I have this problem (numbers in the example are much smaller than reality, so it would help to get a general equation):
One urn contains $10$ red, $10$ yellow, $10$ black, $10$ green, and $10$ orange balls (total of $50$).
Question 1: if I draw an $x$ number of balls (w/o replacement), what is the probability to get at least one ball of each color?
Question 2: if I draw an $x$ number of balls (w/o replacement), what is the probability to get at least one red, one yellow and one black ball?
Question 3: How many balls should I draw to expect to get at least four different colors (I am not sure whether this last question will require confidence intervals to be answered??)
Many thanks in advance
Best Answer
We answer the first question. The same idea deals with the second, but with less work.

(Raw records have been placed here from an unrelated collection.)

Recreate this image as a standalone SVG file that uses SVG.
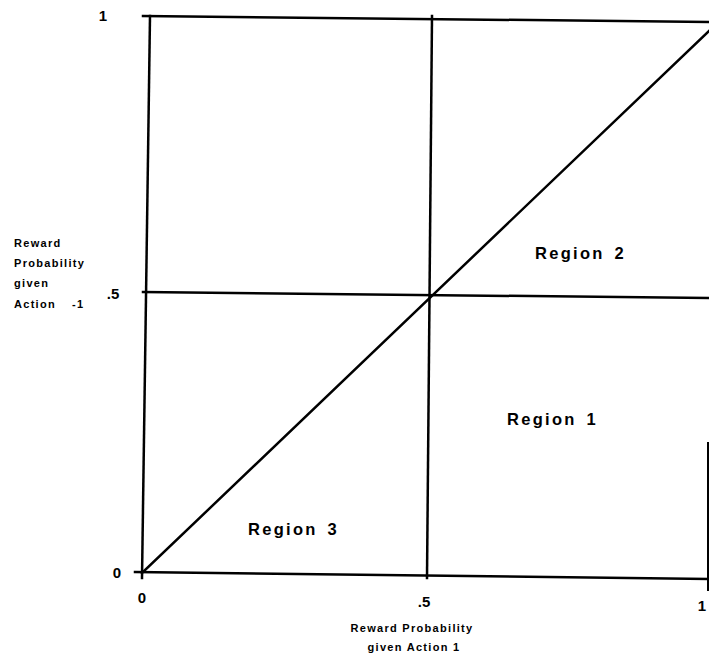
<svg xmlns="http://www.w3.org/2000/svg" width="709" height="654" viewBox="0 0 709 654">
<style>
text{font-family:"Liberation Sans",Arial,sans-serif;font-weight:bold;fill:#000}
.t{font-size:15px}
.s{font-size:11px;letter-spacing:1.3px}
.r{font-size:16.5px;letter-spacing:2.3px;word-spacing:3px}
.ln{stroke:#000;stroke-width:2.5;fill:none;stroke-linecap:square}
</style>
<rect width="709" height="654" fill="#fff"/>
<g id="connectors">
<path class="ln" d="M143 16 L709 22"/>
<path class="ln" d="M150 16 L142 578"/>
<path class="ln" d="M135 572 L709 579"/>
<path class="ln" d="M432 16 L427 578"/>
<path class="ln" d="M143 292 L709 298"/>
<path class="ln" d="M142 573 L709 31"/>
<path class="ln" d="M708 443 L708 590" style="stroke-width:2"/>
</g>
<g id="yticks">
<text class="t" x="103" y="21" text-anchor="middle">1</text>
<text class="t" x="113" y="299" text-anchor="middle">.5</text>
<text class="t" x="117" y="578" text-anchor="middle">0</text>
</g>
<g id="xticks">
<text class="t" x="142" y="603" text-anchor="middle">0</text>
<text class="t" x="424" y="607" text-anchor="middle">.5</text>
<text class="t" x="702" y="611" text-anchor="middle">1</text>
</g>
<g id="ylabel">
<text class="s" x="14" y="247">Reward</text>
<text class="s" x="14" y="267">Probability</text>
<text class="s" x="14" y="287">given</text>
<text class="s" x="14" y="308">Action <tspan x="72">-1</tspan></text>
</g>
<g id="xlabel">
<text class="s" x="412" y="632" text-anchor="middle">Reward  Probability</text>
<text class="s" x="414" y="651" text-anchor="middle">given  Action  1</text>
</g>
<g id="region2"><text class="r" x="535" y="259">Region  2</text></g>
<g id="region1"><text class="r" x="507" y="425">Region  1</text></g>
<g id="region3"><text class="r" x="248" y="535">Region  3</text></g>
</svg>
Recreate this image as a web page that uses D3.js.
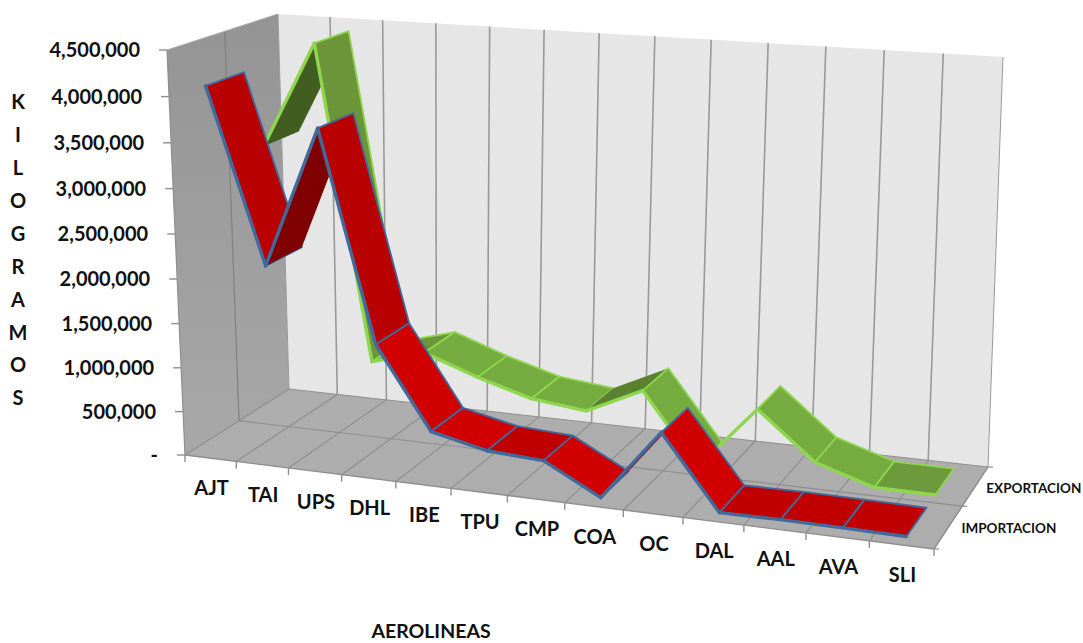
<!DOCTYPE html>
<html><head><meta charset="utf-8">
<script src="https://cdn.jsdelivr.net/npm/d3@7/dist/d3.min.js"></script>
<style>html,body{margin:0;background:#fff}svg{display:block}text{font-family:Lato,"Open Sans",sans-serif;font-weight:700;fill:#111}</style>
</head><body><svg id="c" width="1083" height="643"></svg>
<script>
const categories = ["AJT","TAI","UPS","DHL","IBE","TPU","CMP","COA","OC","DAL","AAL","AVA","SLI"];
const seriesNames = ["IMPORTACION","EXPORTACION"];
const importacion = [4100000,2180000,3730000,1430000,530000,390000,355000,25000,810000,22000,28000,22000,14000];
const exportacion = [3190000,4390000,810000,980000,760000,580000,510000,810000,16000,740000,220000,16000,12000];
const valueTicks = [0,500000,1000000,1500000,2000000,2500000,3000000,3500000,4000000,4500000];
const axisLetters = ["K","I","L","O","G","R","A","M","O","S"];

const floorCorners = [[185,455],[934,549],[988,467],[289,389]];
const topCorners = [[167,50],[949,100],[1003,57],[278,14]];

function homography([p00,p10,p11,p01]){
  const d1=[p10[0]-p11[0],p10[1]-p11[1]], d2=[p01[0]-p11[0],p01[1]-p11[1]];
  const s=[p00[0]-p10[0]+p11[0]-p01[0],p00[1]-p10[1]+p11[1]-p01[1]];
  const det=d1[0]*d2[1]-d2[0]*d1[1];
  const g=(s[0]*d2[1]-d2[0]*s[1])/det, h=(d1[0]*s[1]-s[0]*d1[1])/det;
  return (u,w)=>{
    const den=1+g*u+h*w;
    return [0,1].map(k=>(p00[k]+u*(p10[k]*(1+g)-p00[k])+w*(p01[k]*(1+h)-p00[k]))/den);
  };
}
const floorH=homography(floorCorners), topH=homography(topCorners);
function project(u,v,w){
  const b=floorH(u,w), t=topH(u,w), f=v*(1+0.04*(v-1));
  return [b[0]+(t[0]-b[0])*f, b[1]+(t[1]-b[1])*f];
}
const x=d3.scaleBand(categories,[0,1]);
const y=d3.scaleLinear([0,4500000],[0,1]);
const z=d3.scaleBand(seriesNames,[0,1]).paddingInner(0.32).paddingOuter(0.16);
const cx=c=>x(c)+x.bandwidth()/2;
const fmt=d=>d===0?"-":d3.format(",")(d);
const path=d3.line();

const svg=d3.select("#c");
const defs=svg.append("defs");
const lg=defs.append("linearGradient").attr("id","wall").attr("x1",0).attr("x2",0).attr("y1",0).attr("y2",1);
lg.append("stop").attr("offset",0).attr("stop-color","#949494");
lg.append("stop").attr("offset",1).attr("stop-color","#a8a8a8");

const poly=(pts,fill,stroke,sw)=>svg.append("path").attr("d",path(pts)+"Z").attr("fill",fill).attr("stroke",stroke||"none").attr("stroke-width",sw||0).attr("stroke-linejoin","round");
const line=(a,b,stroke,sw)=>svg.append("line").attr("x1",a[0]).attr("y1",a[1]).attr("x2",b[0]).attr("y2",b[1]).attr("stroke",stroke).attr("stroke-width",sw);

// walls & floor
poly([project(0,0,0),project(0,1,0),project(0,1,1),project(0,0,1)],"url(#wall)");
poly([project(0,0,1),project(0,1,1),project(1,1,1),project(1,0,1)],"#e6e6e6");
poly([project(0,0,0),project(1,0,0),project(1,0,1),project(0,0,1)],"#adadad");
const gridCol="#8e8e8e";
const uTicks=d3.range(categories.length+1).map(i=>i/categories.length);
uTicks.forEach(u=>{
  line(project(u,0,1),project(u,1,1),"#999",u===1||u===0?1:1.6);
  line(project(u,0,0),project(u,0,1),gridCol,1.2);
  const p=project(u,0,0);
  line(p,[p[0],p[1]+7],gridCol,1.4);
});
line(project(0,0,0.5),project(1,0,0.5),gridCol,1.2);
line(project(0,0,1),project(1,0,1),gridCol,1);
line(project(0,0,0),project(1,0,0),gridCol,1.4);
line(project(0,0,0.5),project(0,1,0.5),"#808080",1.2);
line(project(0,1,0),project(0,1,1),"#aaa",1);
line(project(0,0,0),project(0,1,0),"#8e8e8e",1.2);
line(project(1,0,0),project(1,0,1),gridCol,1.2);
[0,.5,1].forEach(w=>{const p=project(1,0,w);line(p,[p[0]+5,p[1]],gridCol,1.2);});

// ribbons
const styles={
  IMPORTACION:{edge:"#41699c",under:"#7f0000",underMid:"#7f0000",steep:"#b80000",medium:"#d00000",flat:"#c00000"},
  EXPORTACION:{edge:"#8ed64f",under:"#415e20",underMid:"#5a8030",steep:"#6b9538",medium:"#76ab3f",flat:"#6c9a3b"}
};
function shade(st,a,b){
  const rise=b-a;
  if(rise>=1000000) return [st.under,true];
  if(rise>=250000) return [st.underMid,true];
  if(rise>0.1e6) return [st.steep,false];
  if(-rise>=1500000) return [st.steep,false];
  if(-rise>=50000) return [st.medium,false];
  return [st.flat,false];
}
function ribbon(name,vals){
  const st=styles[name], w0=z(name), w1=w0+z.bandwidth();
  d3.pairs(vals.map((v,i)=>[categories[i],v])).forEach(([a,b])=>{
    const f0=project(cx(a[0]),y(a[1]),w0), f1=project(cx(b[0]),y(b[1]),w0),
          b0=project(cx(a[0]),y(a[1]),w1), b1=project(cx(b[0]),y(b[1]),w1);
    const [fill,under]=shade(st,a[1],b[1]);
    poly([f0,f1,b1,b0],fill,under?"none":st.edge,under?0:1.8);
    svg.append("path").attr("d",path([f0,f1])).attr("fill","none").attr("stroke",st.edge).attr("stroke-width",3.4).attr("stroke-linecap","round");
  });
}
ribbon("EXPORTACION",exportacion);
ribbon("IMPORTACION",importacion);

// y axis
valueTicks.forEach(t=>{
  const p=project(0,y(t),0);
  line([p[0]-8,p[1]],p,"#8e8e8e",1.4);
  svg.append("text").attr("x",p[0]-27).attr("y",p[1]).attr("dy","0.36em").attr("text-anchor","end").attr("font-size",20).text(fmt(t));
});
// category labels
categories.forEach(c=>{
  const p=project(cx(c),0,0);
  svg.append("text").attr("x",p[0]+1).attr("y",p[1]+30).attr("dy","0.36em").attr("text-anchor","middle").attr("font-size",20).text(c);
});
// series labels
seriesNames.forEach((s,i)=>{
  const p=project(1,0,z(s)+z.bandwidth()/2);
  svg.append("text").attr("x",p[0]+[13,11][i]).attr("y",p[1]+[1,2][i]).attr("dy","0.36em").attr("font-size",13.5).text(s);
});
// titles
svg.append("text").attr("x",431).attr("y",631).attr("dy","0.36em").attr("text-anchor","middle").attr("font-size",19.5).text("AEROLINEAS");
axisLetters.forEach((l,i)=>svg.append("text").attr("x",18).attr("y",102+i*32.9).attr("dy","0.36em").attr("text-anchor","middle").attr("font-size",20).text(l));
</script></body></html>
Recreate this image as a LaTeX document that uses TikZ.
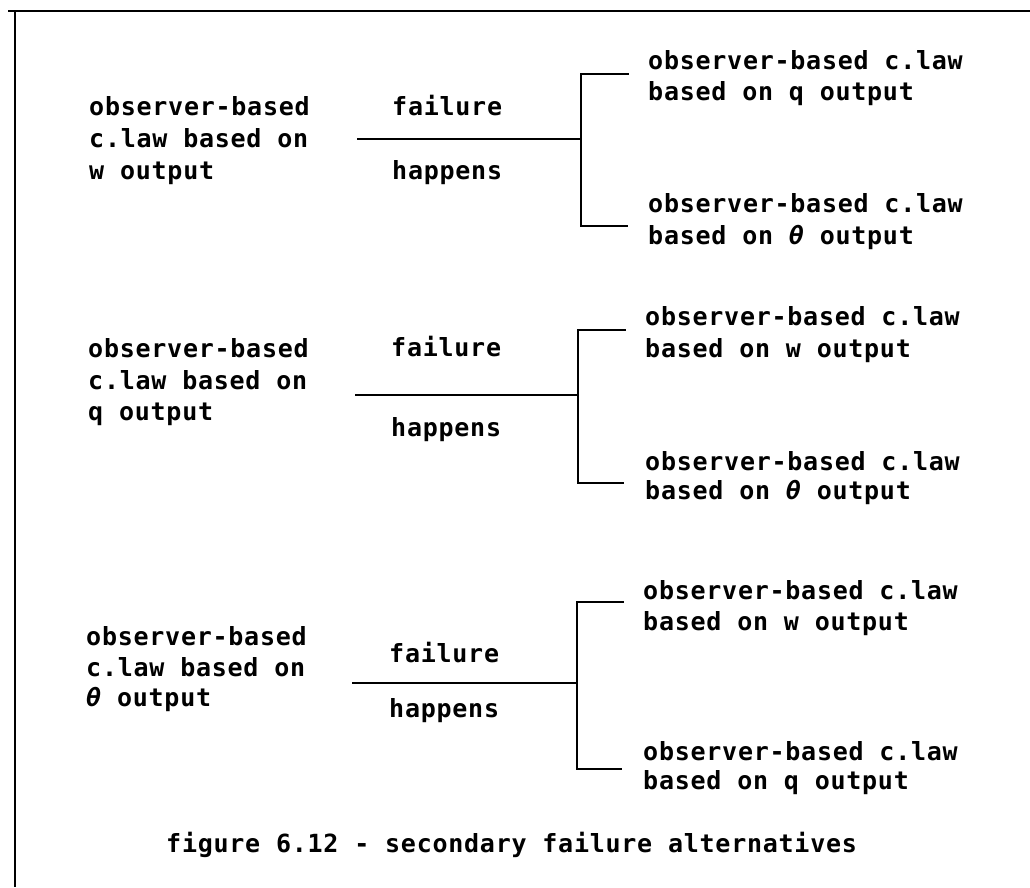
\documentclass[tikz,border=0pt]{standalone}
\usepackage{fontspec}
\setmonofont[LetterSpace=3.0,BoldFont={DejaVu Sans Mono Bold},BoldItalicFont={DejaVu Sans Mono Bold Oblique}]{DejaVu Sans Mono}
\newcommand{\thet}{{\itshape θ}}
\begin{document}
\begin{tikzpicture}[x=1pt,y=-1pt,
  txt/.style={anchor=base west,inner sep=0pt,font=\ttfamily\bfseries\fontsize{25}{31}\selectfont},
  ln/.style={line width=2.8pt,line cap=rect}]
\useasboundingbox[fill=white] (0,0) rectangle (1030,887);
% frame
\coordinate (fa) at (1030,11);
\coordinate (fb) at (8,11);
\coordinate (fc) at (15,11);
\coordinate (fd) at (15,887);
\draw[ln,line cap=butt] (fa) -- (fb);
\draw[ln,line cap=butt] (fc) -- (fd);

% ---------------- block 1
\node[txt] (l1a) at (89,115) {observer-based};
\node[txt] (l1b) at (89,147) {c.law based on};
\node[txt] (l1c) at (89,179) {w output};
\node[txt] (f1) at (392,115) {failure};
\node[txt] (h1) at (392,179) {happens};
\coordinate (s1) at (358,139);
\coordinate (j1) at (581,139);
\coordinate (t1) at (581,74);
\coordinate (t1e) at (628,74);
\coordinate (b1) at (581,226);
\coordinate (b1e) at (627,226);
\draw[ln] (s1) -- (j1);
\draw[ln] (t1e) -- (t1) -- (b1) -- (b1e);
\node[txt] (r1a) at (648,69) {observer-based c.law};
\node[txt] (r1b) at (648,100) {based on q output};
\node[txt] (r1c) at (648,212) {observer-based c.law};
\node[txt] (r1d) at (648,244) {based on \thet{} output};

% ---------------- block 2
\node[txt] (l2a) at (88,357) {observer-based};
\node[txt] (l2b) at (88,389) {c.law based on};
\node[txt] (l2c) at (88,420) {q output};
\node[txt] (f2) at (391,356) {failure};
\node[txt] (h2) at (391,436) {happens};
\coordinate (s2) at (356,395);
\coordinate (j2) at (578,395);
\coordinate (t2) at (578,330);
\coordinate (t2e) at (625,330);
\coordinate (b2) at (578,483);
\coordinate (b2e) at (623,483);
\draw[ln] (s2) -- (j2);
\draw[ln] (t2e) -- (t2) -- (b2) -- (b2e);
\node[txt] (r2a) at (645,325) {observer-based c.law};
\node[txt] (r2b) at (645,357) {based on w output};
\node[txt] (r2c) at (645,470) {observer-based c.law};
\node[txt] (r2d) at (645,499) {based on \thet{} output};

% ---------------- block 3
\node[txt] (l3a) at (86,645) {observer-based};
\node[txt] (l3b) at (86,676) {c.law based on};
\node[txt] (l3c) at (86,706) {\thet{} output};
\node[txt] (f3) at (389,662) {failure};
\node[txt] (h3) at (389,717) {happens};
\coordinate (s3) at (353,683);
\coordinate (j3) at (577,683);
\coordinate (t3) at (577,602);
\coordinate (t3e) at (623,602);
\coordinate (b3) at (577,769);
\coordinate (b3e) at (621,769);
\draw[ln] (s3) -- (j3);
\draw[ln] (t3e) -- (t3) -- (b3) -- (b3e);
\node[txt] (r3a) at (643,599) {observer-based c.law};
\node[txt] (r3b) at (643,630) {based on w output};
\node[txt] (r3c) at (643,760) {observer-based c.law};
\node[txt] (r3d) at (643,789) {based on q output};

% caption
\node[txt] (cap) at (166,852) {figure 6.12 - secondary failure alternatives};
\end{tikzpicture}
\end{document}
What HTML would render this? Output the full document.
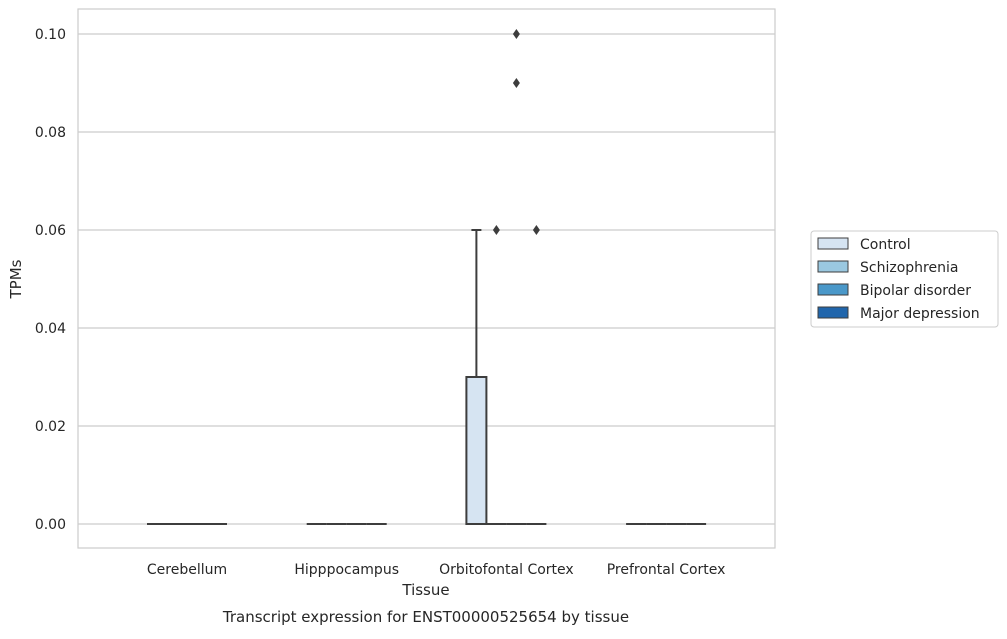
<!DOCTYPE html>
<html><head><meta charset="utf-8"><style>
body{margin:0;background:#fff;font-family:"Liberation Sans","DejaVu Sans",sans-serif;}
svg text{fill:#262626;font-family:"DejaVu Sans","Liberation Sans",sans-serif;}
</style></head><body>
<svg id="chart" width="1007" height="634" xmlns="http://www.w3.org/2000/svg">
<g id="grid"></g>
<g id="marks"></g>
<rect x="78" y="9" width="697" height="539" fill="none" stroke="#cccccc" stroke-width="1.2"/>
<g id="axes"></g>
<text x="426" y="595" font-size="15" text-anchor="middle">Tissue</text>
<text x="21" y="279" font-size="15" text-anchor="middle" transform="rotate(-90 21 279)">TPMs</text>
<text x="426" y="622" font-size="15" text-anchor="middle">Transcript expression for ENST00000525654 by tissue</text>
<g>
<rect x="811" y="231" width="187" height="96" rx="3" fill="#fff" stroke="#cccccc"/>
<g id="legend-items"></g>
</g>
</svg>
<script>
const categories=["Cerebellum","Hipppocampus","Orbitofontal Cortex","Prefrontal Cortex"];
const hues=["Control","Schizophrenia","Bipolar disorder","Major depression"];
const hueColors=["#d6e4f2","#9ac8e0","#4a98c9","#2166ac"];
const yTicks=[0,0.02,0.04,0.06,0.08,0.1];
const yTickLabels=["0.00","0.02","0.04","0.06","0.08","0.10"];
// [category][hue] = [q1, median, q3, whiskerLow, whiskerHigh]
const boxStats=[
 [[0,0,0,0,0],[0,0,0,0,0],[0,0,0,0,0],[0,0,0,0,0]],
 [[0,0,0,0,0],[0,0,0,0,0],[0,0,0,0,0],[0,0,0,0,0]],
 [[0,0,0.03,0,0.06],[0,0,0,0,0],[0,0,0,0,0],[0,0,0,0,0]],
 [[0,0,0,0,0],[0,0,0,0,0],[0,0,0,0,0],[0,0,0,0,0]]
];
const outlierCat=[2,2,2,2];
const outlierHue=[1,2,2,3];
const outlierVal=[0.06,0.10,0.09,0.06];

const NS="http://www.w3.org/2000/svg";
const y=v=>524-v*4900;
const x=i=>187+i*159.7;
const hx=h=>(h-1.5)*20;
function mk(tag,attrs,parent){const e=document.createElementNS(NS,tag);for(const k in attrs)e.setAttribute(k,attrs[k]);parent.appendChild(e);return e;}
const grid=document.getElementById('grid'),axes=document.getElementById('axes'),marks=document.getElementById('marks');
yTicks.forEach((t,i)=>{
 const l=mk('line',{x1:78,x2:775,y1:y(t),y2:y(t),stroke:'#cccccc','stroke-width':1.2},grid);
 
 const tx=mk('text',{x:66,y:y(t)+5,'font-size':14,'text-anchor':'end'},axes);tx.textContent=yTickLabels[i];
 
});
categories.forEach((c,i)=>{
 const tx=mk('text',{x:x(i),y:574,'font-size':14,'text-anchor':'middle'},axes);tx.textContent=c;
 
 boxStats[i].forEach((s,h)=>{
  const cx=x(i)+hx(h);const g=mk('g',{},marks);
  
  const st={stroke:'#3d3d3d','stroke-width':2};
  if(s[4]>s[2]){mk('line',Object.assign({x1:cx,x2:cx,y1:y(s[2]),y2:y(s[4])},st),g);mk('line',Object.assign({x1:cx-5,x2:cx+5,y1:y(s[4]),y2:y(s[4])},st),g);}
  if(s[0]>s[3]){mk('line',Object.assign({x1:cx,x2:cx,y1:y(s[0]),y2:y(s[3])},st),g);}
  mk('rect',Object.assign({x:cx-10,y:y(s[2]),width:20,height:Math.max(0,y(s[0])-y(s[2])),fill:hueColors[h]},st),g);
  mk('line',Object.assign({x1:cx-10,x2:cx+10,y1:y(s[1]),y2:y(s[1])},st),g);
 });
});
outlierVal.forEach((v,k)=>{
 const cx=x(outlierCat[k])+hx(outlierHue[k]),cy=y(v);
 const p=mk('path',{d:`M${cx} ${cy-5} L${cx+3.5} ${cy} L${cx} ${cy+5} L${cx-3.5} ${cy} Z`,fill:'#3d3d3d'},marks);
 
});
const li=document.getElementById('legend-items');
hues.forEach((h,i)=>{
 const yy=244+i*23;
 const r=mk('rect',{x:818,y:yy-6,width:30,height:11,fill:hueColors[i],stroke:'#3d3d3d','stroke-width':1},li);
 
 const t=mk('text',{x:860,y:yy+5,'font-size':14},li);t.textContent=h;
 
});
</script>
</body></html>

We stick with $5$ colours, Say there are $a$, $b$, $c$, $d$, $e$ of the various colours, which for convenience we call $a,b,\dots$. Let $n=a+b+c+d+e$. There are $\binom{n}{x}$ ways to draw $x$ items, all equally likely.
We count the bad draws, the ones that are missing one or more of the colours. To get the desired probability, we subtract the number of bads from total, then divide by total.
The idea we will use is called the Principle of Inclusion/Exclusion. Some North American texts call it PIE.
There are $\binom{n-a}{x}$, $\binom{n-b}{x}$, and so on ways to choose $x$ items while leaving out items coloured $a$, $b$, and so on.
Add up these numbers. That does not give us a correct count of the bads, since we have counted twice the choices that miss, for example, colours $a$ and $b$.
So subtract the sum $\binom{n-a-b}{x}+\binom{n-a-c}{x}+\cdots$, $10$ terms in all.
We have subtracted too much, for we have subtracted twice the choices that, for example, miss colours $a$ and $b$ and $c$.
So add back $\binom{n-a-b-c}{x}$, plus $9$ other terms of that shape.
We have added back too much, for we have added back too many times choices like missing all of colours $a$, $b$, $c$, $d$. So subtract $\binom{n-a-b-c-d}{x}$, together with the other $4$ terms of that shape.
If $a=b=\cdots=e$, as in your example, the expression is quite a bit less messy.
We count the bads in that case. Then $n$ is, say $5k$. The first sum was $\binom{5}{1}\binom{4k}{x}$, we subtract $\binom{5}{2}\binom{3k}{x}$, add back $\binom{5}{3}\binom{2k}{x}$, and finally subtract $\binom{5}{4}\binom{k}{x}$.
Note that we define $\binom{p}{q}$ to be $0$ if $p\lt q$. That makes the expressions formally correct in all cases.
There is straightforward generalization beyond $5$ colours. Typically, the terms in the Inclusion/Exclusion become after a while negligible compared to the lead terms, so by truncating suitably we may be able to get a not too hard to compute adequate estimate.